В этом письме, удивительном для юной девушки, проявляются многие черты, которые мир позднее увидит в Джордж Элиот: огромная интеллектуальная честность, горячее желание жить в согласии со своей совестью, поразительная храбрость перед лицом общественного давления, жажда закалять свой характер трудными решениями — и в то же время некоторый эгоизм, склонность ставить себя в центр собственной драмы, страстное желание быть любимой, даже если она подвергает эту любовь риску.

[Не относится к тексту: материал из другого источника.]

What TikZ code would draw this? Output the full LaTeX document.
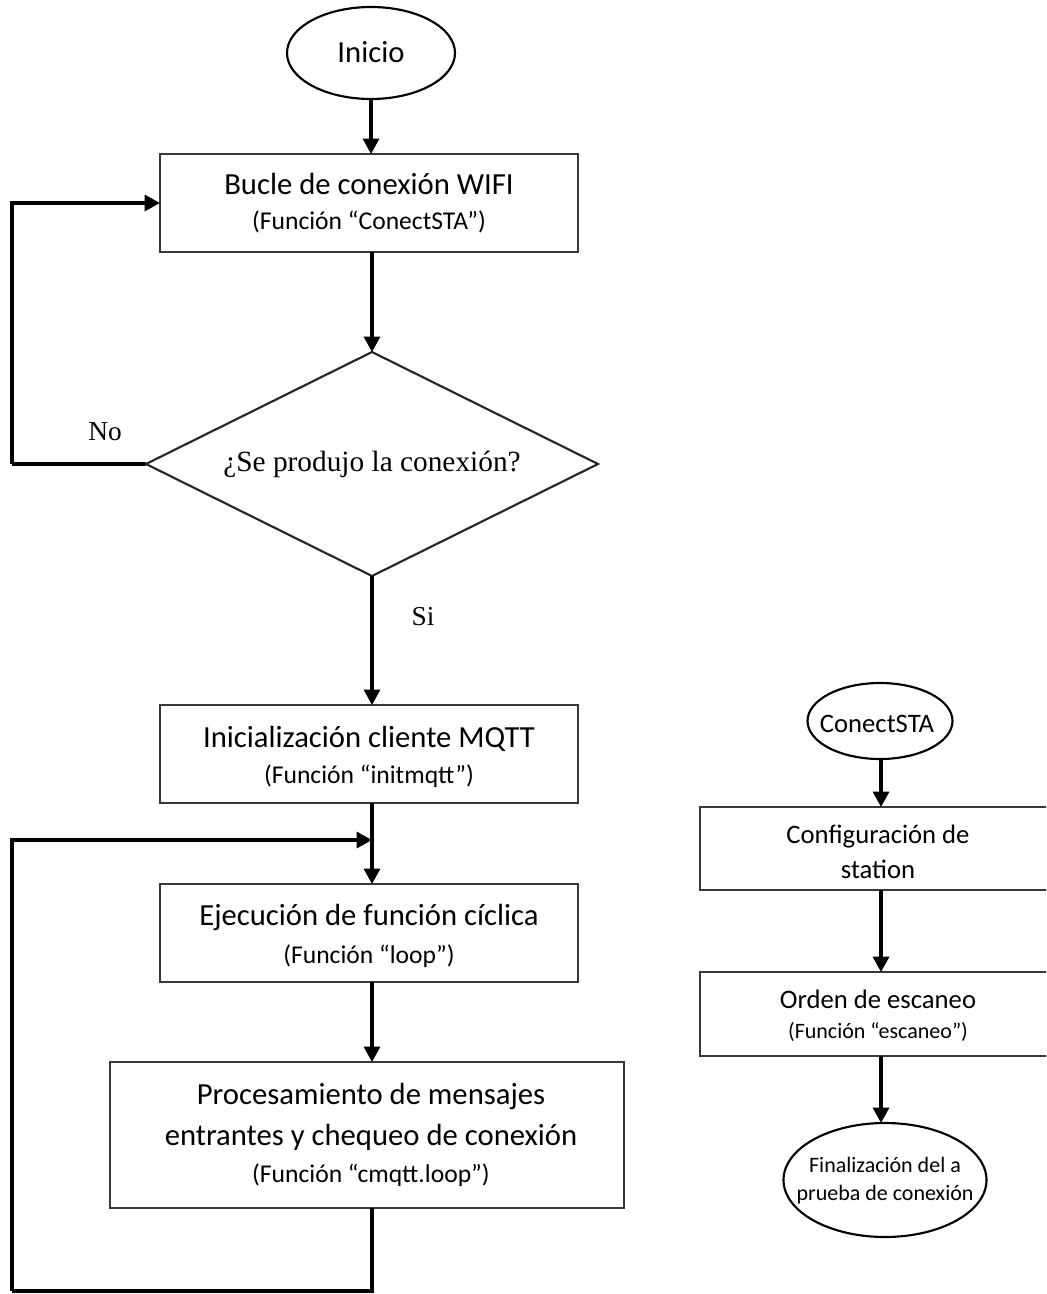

Через несколько месяцев Мэри Энн и ее отец пришли к компромиссу. Она согласилась ходить в церковь, но при условии, что отец и все остальные будут помнить: она не христианка и не верит в доктрину.
Казалось, что Мэри Энн капитулировала, но это было не так. Скорее всего, ее отец осознал, как жестоко отверг дочь, а Мэри Энн поняла, сколько в ее протесте было самолюбования, и устыдилась. Она призналась себе, что втайне наслаждалась пребыванием в центре городского скандала, и пожалела о том, что причинила боль отцу.